Things got off to a late and slow start, so, unfortunately, the goat cheese pizza at Tre started beckoning before the Alamo pinata filled with “mixed ethnicity baby dolls” was broken.
Whether next year brings a Flippin’ San Alamo Fiesta, a Flippin’ San Antonio Fiesta or a new Fiesta Patronal, watch for it. Because St. Anthony’s amazingly potent.
In fact, I’ve been wondering whether, if you put his medal on your key ring, it will automatically rise to the top of your purse….
Update on June 15, 2011: And on St. Anthony’s own feast day, a thief steals a rare reliquary from a church in Los Angeles….
Update on June 16, 2011: Corrections for “glaring” imperfections sent to me via facebook by event organizers:
Hi Gayle, thanks for getting back to me. For the corrections: the event did start on time – there was a procession of low-riders that were going around the Alamo, as was Luis Valderes whose truck had the statue on the back. The concept was for the start to happen the way if it did – that was intentional, not by accident or due to mismanagement as was inferred in the blog.
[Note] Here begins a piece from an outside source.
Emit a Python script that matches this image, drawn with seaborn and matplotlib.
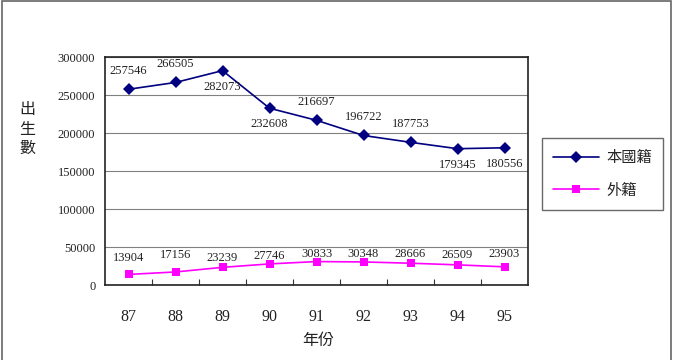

Also, this year’s event was entitled “Flippin San Antonio Fiesta,” to be differentiated from last year’s event entitled “Flippin’ San Alamo.” The change was intentional, not accidental, and we do not flip flop between the two titles: they are different events. the blog that you sent us the link to (listed above in this message), when clicked on again, has a second part added following the event in which the above inaccuracies are present. Thank you for getting back to me and being willing to make these corrections since they are quite glaring.
We are a culture and a group that is not accepted, does not have its history. It’s not there. That’s why I have the statue upside-down. Because I am asking a favor from San Antonio, which is inclusion of the history of the Tejanos and Mexican-American people in everything. Our story has not been told. That’s why I am trying to force it.
Update Posted on June 6, 2012: Erik Bosse’s posted a video of the 2011 Fiesta:
But June 13 is almost here, can a 2012 Fiesta be found?